Trapped by the present: Estimating long-term impact from A/B experiments
When software companies use A/B tests to evaluate product changes and fail to accurately estimate the long-term impact of such experiments, they risk optimizing for the users they have at the expense of the users they want to have. Brian Karfunkel explains how to estimate an experiments impact over time, thus mitigating this risk and giving full credit to experiments targeted at noncore users.

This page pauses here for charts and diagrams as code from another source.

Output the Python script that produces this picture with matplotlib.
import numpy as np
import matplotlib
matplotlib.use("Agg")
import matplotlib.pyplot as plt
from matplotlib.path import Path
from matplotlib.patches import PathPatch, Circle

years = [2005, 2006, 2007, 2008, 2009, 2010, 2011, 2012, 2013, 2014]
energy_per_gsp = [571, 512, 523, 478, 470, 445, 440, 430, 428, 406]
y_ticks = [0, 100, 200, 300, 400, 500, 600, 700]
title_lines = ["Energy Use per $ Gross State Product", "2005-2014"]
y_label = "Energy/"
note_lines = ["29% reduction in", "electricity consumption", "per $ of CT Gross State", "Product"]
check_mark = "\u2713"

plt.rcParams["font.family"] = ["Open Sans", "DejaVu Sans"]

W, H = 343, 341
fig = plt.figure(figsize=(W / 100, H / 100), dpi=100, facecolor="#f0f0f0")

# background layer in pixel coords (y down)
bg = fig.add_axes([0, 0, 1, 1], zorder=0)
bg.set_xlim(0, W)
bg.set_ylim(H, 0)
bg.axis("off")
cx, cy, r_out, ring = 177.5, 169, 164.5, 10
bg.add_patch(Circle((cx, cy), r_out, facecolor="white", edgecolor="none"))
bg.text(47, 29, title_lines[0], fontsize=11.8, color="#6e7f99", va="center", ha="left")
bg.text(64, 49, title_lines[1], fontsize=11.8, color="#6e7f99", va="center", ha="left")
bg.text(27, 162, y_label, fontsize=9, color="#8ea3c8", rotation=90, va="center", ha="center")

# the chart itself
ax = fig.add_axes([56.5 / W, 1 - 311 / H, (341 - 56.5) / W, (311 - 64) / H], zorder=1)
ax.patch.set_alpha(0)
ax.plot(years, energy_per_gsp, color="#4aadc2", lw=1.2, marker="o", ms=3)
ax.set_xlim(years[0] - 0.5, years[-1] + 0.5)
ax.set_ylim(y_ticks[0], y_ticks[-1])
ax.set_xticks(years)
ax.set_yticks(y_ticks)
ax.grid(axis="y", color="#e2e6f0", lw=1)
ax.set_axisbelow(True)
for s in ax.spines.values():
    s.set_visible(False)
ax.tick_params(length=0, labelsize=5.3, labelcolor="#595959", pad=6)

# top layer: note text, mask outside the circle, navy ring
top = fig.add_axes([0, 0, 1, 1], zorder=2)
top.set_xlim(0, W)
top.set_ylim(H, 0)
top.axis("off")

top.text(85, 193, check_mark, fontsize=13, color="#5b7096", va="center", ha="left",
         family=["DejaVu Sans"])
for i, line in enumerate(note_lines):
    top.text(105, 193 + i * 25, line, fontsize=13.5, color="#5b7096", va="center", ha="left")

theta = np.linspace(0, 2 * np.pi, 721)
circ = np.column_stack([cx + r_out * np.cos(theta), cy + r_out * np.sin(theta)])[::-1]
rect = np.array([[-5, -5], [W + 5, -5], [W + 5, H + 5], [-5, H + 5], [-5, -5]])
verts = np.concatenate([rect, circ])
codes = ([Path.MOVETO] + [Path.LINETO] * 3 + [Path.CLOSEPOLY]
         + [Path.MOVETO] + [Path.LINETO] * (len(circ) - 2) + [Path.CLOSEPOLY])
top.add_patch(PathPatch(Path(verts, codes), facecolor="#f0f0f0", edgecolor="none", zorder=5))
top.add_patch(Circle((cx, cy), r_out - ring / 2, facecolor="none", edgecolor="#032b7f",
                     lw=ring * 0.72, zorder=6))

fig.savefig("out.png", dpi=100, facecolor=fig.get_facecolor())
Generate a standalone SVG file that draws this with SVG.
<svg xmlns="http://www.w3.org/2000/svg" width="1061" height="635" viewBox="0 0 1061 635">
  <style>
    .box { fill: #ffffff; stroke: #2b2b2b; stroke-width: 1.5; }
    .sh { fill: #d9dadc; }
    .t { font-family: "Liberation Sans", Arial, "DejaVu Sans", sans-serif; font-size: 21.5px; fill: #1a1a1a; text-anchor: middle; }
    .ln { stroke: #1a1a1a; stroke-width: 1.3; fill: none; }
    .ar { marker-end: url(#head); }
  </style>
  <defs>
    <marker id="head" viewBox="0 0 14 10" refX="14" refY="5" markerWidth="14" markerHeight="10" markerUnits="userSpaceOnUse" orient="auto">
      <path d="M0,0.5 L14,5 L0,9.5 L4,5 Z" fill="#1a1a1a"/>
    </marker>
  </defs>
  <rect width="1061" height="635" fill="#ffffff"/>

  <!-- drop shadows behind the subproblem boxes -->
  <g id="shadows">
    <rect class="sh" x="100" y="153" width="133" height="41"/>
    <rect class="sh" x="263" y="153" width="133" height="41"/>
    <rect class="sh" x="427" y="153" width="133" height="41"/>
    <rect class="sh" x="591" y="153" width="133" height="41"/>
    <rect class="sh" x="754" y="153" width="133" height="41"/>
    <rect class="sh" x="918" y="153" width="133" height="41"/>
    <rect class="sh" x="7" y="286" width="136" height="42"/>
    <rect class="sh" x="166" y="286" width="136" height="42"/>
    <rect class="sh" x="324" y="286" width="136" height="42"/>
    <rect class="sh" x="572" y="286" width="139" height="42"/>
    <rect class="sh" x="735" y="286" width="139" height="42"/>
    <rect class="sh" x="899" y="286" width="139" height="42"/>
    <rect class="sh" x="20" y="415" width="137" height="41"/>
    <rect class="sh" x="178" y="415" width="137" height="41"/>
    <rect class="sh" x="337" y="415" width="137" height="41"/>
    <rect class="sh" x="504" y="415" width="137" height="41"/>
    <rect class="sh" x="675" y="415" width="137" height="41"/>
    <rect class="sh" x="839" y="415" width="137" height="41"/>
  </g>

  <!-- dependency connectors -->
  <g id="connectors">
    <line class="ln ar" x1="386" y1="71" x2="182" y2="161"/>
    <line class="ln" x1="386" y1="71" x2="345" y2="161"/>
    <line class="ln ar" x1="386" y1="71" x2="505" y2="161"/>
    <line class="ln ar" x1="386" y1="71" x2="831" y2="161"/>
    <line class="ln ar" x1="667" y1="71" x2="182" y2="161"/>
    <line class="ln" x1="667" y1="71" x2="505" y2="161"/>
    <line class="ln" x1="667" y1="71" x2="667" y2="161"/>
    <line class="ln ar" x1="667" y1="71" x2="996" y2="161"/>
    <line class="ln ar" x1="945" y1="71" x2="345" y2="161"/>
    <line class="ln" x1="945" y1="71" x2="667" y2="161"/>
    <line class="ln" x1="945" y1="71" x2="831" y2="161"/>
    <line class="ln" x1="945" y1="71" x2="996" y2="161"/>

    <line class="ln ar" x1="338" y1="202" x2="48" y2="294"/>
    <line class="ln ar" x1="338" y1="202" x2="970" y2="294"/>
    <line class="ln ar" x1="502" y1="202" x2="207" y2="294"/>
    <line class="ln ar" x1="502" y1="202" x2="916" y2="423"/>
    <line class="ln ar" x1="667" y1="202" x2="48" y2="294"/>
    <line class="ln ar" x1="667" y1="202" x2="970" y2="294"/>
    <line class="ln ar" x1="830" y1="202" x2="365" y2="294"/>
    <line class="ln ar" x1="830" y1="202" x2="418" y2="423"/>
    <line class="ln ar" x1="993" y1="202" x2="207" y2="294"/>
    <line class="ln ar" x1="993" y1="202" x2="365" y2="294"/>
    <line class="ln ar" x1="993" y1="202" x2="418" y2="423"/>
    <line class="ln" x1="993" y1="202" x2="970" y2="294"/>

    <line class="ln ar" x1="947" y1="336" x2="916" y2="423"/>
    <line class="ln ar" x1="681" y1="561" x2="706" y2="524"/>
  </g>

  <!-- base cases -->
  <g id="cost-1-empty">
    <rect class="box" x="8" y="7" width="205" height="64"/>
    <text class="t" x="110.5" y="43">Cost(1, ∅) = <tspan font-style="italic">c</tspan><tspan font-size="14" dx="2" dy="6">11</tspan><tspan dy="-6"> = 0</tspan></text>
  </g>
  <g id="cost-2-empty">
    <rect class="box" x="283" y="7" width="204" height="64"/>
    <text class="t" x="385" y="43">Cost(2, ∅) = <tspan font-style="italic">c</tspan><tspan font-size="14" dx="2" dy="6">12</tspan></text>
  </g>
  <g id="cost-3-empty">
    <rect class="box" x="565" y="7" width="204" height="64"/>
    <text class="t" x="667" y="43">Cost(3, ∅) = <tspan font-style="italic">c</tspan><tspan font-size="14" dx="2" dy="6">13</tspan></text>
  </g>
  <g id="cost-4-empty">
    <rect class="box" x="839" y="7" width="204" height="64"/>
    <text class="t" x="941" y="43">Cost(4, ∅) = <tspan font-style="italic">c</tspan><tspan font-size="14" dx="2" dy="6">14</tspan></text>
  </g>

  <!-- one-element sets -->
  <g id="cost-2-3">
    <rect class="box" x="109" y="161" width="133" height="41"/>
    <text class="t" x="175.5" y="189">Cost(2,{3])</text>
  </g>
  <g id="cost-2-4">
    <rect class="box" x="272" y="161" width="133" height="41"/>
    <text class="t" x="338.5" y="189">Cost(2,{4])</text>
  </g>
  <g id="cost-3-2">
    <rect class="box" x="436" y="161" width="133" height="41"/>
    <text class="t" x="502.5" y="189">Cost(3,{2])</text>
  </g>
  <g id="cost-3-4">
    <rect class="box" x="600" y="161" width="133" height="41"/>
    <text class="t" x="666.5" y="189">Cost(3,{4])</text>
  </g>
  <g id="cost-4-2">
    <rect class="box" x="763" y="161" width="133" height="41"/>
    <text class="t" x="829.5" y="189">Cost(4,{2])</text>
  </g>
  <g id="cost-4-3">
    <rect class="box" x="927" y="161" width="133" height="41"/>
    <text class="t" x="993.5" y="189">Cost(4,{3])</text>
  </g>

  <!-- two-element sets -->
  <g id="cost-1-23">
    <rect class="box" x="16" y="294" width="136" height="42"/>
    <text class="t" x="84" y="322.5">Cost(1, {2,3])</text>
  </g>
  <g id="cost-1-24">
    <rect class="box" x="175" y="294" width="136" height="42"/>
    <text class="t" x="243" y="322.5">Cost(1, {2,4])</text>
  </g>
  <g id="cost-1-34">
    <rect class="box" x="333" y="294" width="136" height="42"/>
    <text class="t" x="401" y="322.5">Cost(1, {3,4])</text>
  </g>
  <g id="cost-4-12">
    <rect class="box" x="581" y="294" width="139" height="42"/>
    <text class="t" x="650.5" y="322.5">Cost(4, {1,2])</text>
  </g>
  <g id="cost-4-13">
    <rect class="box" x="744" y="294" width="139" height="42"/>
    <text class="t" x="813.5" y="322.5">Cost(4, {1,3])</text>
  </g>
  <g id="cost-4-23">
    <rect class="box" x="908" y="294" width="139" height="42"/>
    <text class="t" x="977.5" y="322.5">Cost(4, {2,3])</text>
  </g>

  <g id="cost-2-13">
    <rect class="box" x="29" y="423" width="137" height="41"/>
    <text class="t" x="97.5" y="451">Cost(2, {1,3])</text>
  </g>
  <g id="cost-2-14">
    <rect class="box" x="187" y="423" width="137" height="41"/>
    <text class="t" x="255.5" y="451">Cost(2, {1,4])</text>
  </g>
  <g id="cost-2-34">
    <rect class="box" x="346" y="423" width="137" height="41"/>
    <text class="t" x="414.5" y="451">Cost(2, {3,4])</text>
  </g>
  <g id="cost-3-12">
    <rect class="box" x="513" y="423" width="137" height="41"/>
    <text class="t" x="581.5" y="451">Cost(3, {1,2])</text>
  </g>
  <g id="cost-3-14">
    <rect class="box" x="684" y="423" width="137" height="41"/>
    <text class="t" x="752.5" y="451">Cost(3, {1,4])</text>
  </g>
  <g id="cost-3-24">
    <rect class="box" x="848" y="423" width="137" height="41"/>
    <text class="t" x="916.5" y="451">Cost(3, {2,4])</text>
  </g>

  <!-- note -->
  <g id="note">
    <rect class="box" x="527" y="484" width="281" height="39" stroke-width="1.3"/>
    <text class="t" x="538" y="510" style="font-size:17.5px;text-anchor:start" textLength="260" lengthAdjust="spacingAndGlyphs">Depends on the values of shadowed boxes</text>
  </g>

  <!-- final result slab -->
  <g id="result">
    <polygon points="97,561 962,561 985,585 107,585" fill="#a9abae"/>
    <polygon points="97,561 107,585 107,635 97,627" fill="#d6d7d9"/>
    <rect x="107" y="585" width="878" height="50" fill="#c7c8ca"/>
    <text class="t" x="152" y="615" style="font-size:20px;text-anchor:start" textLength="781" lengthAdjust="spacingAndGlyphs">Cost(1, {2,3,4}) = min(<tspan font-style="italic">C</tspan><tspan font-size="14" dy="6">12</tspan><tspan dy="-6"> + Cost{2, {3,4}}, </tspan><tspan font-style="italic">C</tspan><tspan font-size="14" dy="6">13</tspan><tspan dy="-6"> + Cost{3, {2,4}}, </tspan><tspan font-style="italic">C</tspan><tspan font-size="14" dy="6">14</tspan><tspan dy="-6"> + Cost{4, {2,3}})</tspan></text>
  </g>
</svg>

Talk Title | Trapped by the present: Estimating long-term impact from A/B experiments |
Speakers | Brian Karfunkel (Pinterest) |
Conference | Strata Data Conference |
Conf Tag | Big Data Expo |
Location | San Jose, California |
Date | March 6-8, 2018 |
URL | Talk Page |
Slides | Talk Slides |
Video | |
In many software companies, A/B testing is a central technique for understanding how a product change will affect users. However, experiments are often run for a short time, with the assumption that the effects (or lack of measured effects) will persist over time. The users who are most likely to be in an experiment are those most likely to use the service, so the samples for many A/B tests are biased toward very engaged users. For experiments specifically targeting new or less-engaged users, however, it is both harder to get a sample sufficient to measure effects and to understand how those effects will accumulate over time. For example, when testing out new copy for an email campaign, all users eligible to receive emails would be triggered in immediately; the result of the experiment should give an estimate of the impact for the whole population. On the other hand, testing a new search experience for users who have been dormant for several months can only include users who have been dormant, visited the site, and then performed a search. This set of users may be quite small each week, and it may take many weeks to reach the entire population. Running such an experiment for only a few weeks is unlikely to have the power to detect a reasonably sized effect. Even if an effect is detected, the number of users in the experiment will seem low because it is difficult to estimate the number of users who are not yet in the experiment. Brian Karfunkel details a method for estimating the total population that would be affected by a product change over the course of a quarter, developed at Pinterest. Using data on how many users enter the experiment each day, Pinterest fits models to predict the long-term population that would be affected if it shipped the change and uses that to extrapolate the long-term absolute impact. The tool Pinterest developed to implement this method allows the company to consider many types of experiments on an equal footing, ensuring that it does not just value the many users who come every week but also those who come less regularly.